Others say that Tilray’s high price might be the product of a certain amount of novelty. “One of the big drivers behind the run in that name is perhaps a bit of scarcity appeal,” analyst Russell Stanley told Financial Post, “in that it’s one of a small number of cannabis companies listed on a major US exchange.”

CNBC’s Jim Cramer, who hosts Mad Money, cautioned investors in an interview with Tilray CEO Brendan Kennedy that the company needed more money if it was to achieve its lofty goals: “Whether it’s a partnership or whether it’s [an] equity offering, it certainly wouldn’t be a bad idea. It’s an expensive proposition to be as big of a consumer products company as you’d like to be.” (Cramer himself favors the second most valuable cannabis company, Canopy, ”because of Constellation’s involvement.”)

Canadian cannabis companies in general are blazing: Shares in Aurora Cannabis surged this week amid reports of a possible collaboration between Coca-Cola and Aurora to produce cannabis-infused beverages. (Aurora’s denial of those reports has done little to dampen its rising share price.) Tilray’s latest rise comes after the US Drug Enforcement Administration approved its request to export medical marijuana yesterday.

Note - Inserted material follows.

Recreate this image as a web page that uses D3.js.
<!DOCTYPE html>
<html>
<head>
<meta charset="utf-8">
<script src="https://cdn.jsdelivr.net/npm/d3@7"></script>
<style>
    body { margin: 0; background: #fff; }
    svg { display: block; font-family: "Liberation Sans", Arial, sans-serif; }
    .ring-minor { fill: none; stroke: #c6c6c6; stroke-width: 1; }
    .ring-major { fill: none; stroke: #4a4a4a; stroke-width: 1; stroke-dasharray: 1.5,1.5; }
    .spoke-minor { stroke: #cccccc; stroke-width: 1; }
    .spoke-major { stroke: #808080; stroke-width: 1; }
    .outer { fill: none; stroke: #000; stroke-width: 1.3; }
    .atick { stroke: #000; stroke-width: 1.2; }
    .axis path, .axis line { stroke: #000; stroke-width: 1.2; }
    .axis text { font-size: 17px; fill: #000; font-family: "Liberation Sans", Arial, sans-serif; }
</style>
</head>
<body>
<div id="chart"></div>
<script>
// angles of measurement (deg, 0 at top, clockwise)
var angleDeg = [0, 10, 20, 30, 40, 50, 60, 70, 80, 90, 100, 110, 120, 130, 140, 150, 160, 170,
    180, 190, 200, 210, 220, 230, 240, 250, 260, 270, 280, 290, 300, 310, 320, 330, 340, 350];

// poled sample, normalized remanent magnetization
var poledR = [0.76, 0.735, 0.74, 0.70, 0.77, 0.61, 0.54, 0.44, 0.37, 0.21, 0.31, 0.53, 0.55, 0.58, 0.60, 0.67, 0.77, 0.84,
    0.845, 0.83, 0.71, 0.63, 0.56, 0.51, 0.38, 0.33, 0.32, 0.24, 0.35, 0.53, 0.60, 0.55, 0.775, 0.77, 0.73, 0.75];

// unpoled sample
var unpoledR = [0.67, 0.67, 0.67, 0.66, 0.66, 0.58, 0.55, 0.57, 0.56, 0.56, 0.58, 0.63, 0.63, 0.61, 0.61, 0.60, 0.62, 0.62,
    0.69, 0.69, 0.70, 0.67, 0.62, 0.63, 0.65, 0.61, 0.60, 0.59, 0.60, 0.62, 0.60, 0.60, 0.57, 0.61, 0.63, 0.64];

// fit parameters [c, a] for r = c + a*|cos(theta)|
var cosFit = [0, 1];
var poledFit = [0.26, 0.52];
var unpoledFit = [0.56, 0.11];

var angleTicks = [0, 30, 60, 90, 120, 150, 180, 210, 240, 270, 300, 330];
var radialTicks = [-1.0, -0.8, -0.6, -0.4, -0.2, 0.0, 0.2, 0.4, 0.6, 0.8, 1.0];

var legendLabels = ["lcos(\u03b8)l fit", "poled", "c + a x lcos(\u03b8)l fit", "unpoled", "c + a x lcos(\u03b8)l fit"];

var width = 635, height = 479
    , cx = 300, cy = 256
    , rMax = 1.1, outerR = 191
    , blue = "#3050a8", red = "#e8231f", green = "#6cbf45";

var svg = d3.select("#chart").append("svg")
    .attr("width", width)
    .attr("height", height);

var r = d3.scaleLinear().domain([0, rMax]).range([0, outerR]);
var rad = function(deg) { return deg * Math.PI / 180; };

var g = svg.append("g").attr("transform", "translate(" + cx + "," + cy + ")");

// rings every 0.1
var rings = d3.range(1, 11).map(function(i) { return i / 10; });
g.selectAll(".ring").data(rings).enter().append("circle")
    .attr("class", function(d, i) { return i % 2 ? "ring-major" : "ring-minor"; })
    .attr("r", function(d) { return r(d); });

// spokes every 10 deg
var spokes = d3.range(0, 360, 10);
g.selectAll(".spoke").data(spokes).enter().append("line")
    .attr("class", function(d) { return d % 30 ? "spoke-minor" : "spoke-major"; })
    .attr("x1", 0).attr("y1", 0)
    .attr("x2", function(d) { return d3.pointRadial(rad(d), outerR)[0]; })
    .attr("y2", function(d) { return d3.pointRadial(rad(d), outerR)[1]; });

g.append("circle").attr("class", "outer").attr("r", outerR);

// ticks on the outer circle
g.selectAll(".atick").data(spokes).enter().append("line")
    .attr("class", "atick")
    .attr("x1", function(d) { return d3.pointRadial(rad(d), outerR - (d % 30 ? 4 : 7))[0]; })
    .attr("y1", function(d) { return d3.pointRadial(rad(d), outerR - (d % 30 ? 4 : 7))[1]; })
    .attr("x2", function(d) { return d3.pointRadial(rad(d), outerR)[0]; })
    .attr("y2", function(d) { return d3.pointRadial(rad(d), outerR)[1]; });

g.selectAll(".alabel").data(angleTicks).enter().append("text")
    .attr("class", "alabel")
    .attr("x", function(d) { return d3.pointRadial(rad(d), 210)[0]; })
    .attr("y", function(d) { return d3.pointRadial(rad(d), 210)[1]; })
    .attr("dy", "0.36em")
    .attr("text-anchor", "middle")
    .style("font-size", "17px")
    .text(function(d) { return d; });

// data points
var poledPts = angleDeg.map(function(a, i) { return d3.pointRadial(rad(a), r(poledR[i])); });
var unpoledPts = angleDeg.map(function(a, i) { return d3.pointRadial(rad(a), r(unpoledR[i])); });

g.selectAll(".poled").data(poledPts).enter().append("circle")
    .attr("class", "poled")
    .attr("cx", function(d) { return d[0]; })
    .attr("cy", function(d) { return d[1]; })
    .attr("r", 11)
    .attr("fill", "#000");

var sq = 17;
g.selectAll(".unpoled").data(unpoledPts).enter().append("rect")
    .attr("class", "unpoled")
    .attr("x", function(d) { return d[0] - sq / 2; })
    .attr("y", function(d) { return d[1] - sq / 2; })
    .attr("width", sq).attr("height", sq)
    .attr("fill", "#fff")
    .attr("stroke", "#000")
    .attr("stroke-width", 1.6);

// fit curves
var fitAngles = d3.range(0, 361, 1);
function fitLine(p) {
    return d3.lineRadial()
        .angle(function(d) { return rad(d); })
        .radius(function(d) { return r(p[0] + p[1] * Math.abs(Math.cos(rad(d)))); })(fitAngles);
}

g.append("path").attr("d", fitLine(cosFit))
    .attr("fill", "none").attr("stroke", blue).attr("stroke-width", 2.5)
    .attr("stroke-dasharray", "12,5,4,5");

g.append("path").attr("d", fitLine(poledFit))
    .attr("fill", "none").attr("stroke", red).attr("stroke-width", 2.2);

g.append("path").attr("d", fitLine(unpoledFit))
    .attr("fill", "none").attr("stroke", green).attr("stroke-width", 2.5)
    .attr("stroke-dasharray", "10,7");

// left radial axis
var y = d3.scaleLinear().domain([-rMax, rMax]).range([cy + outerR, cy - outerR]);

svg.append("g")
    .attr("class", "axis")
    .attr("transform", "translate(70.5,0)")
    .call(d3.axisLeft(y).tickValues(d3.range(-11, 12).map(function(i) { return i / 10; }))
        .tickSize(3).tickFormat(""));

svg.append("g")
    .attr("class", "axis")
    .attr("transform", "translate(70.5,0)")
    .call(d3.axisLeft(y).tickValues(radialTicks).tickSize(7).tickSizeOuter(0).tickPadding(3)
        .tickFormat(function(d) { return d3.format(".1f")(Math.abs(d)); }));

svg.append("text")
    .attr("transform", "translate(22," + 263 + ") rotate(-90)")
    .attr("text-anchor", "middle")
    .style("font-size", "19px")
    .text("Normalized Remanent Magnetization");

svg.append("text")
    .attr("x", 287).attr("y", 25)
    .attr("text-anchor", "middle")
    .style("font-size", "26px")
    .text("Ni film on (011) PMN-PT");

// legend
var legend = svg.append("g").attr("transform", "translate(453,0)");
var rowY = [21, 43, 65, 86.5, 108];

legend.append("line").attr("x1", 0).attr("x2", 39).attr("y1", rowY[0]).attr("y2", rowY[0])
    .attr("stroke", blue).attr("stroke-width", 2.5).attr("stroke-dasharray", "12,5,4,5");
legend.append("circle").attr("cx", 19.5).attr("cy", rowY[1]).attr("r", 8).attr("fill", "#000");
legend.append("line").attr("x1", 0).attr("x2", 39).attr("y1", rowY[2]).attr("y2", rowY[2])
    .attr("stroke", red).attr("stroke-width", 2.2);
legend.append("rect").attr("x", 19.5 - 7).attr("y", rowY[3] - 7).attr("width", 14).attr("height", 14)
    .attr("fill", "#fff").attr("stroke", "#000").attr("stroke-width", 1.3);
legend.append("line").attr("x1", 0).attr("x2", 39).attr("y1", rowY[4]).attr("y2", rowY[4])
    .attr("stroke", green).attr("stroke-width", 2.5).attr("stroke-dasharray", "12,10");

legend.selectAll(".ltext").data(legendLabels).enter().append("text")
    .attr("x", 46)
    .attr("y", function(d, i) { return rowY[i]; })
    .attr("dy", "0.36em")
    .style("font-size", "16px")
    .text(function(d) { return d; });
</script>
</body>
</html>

Even the most soaring of these stocks may take a hit when Canada’s legalization of recreational cannabis comes into effect in mid-October. Without a proper understanding of what the market will look like, The Motley Fool’s Sean William warned back in July, “marijuana stocks are probably going to fall victim to a long-perpetuated trend in the stock market of overestimating the impact and/or profitability of a high-growth or game-changing new technology or product.” In other words, it may all go up in smoke.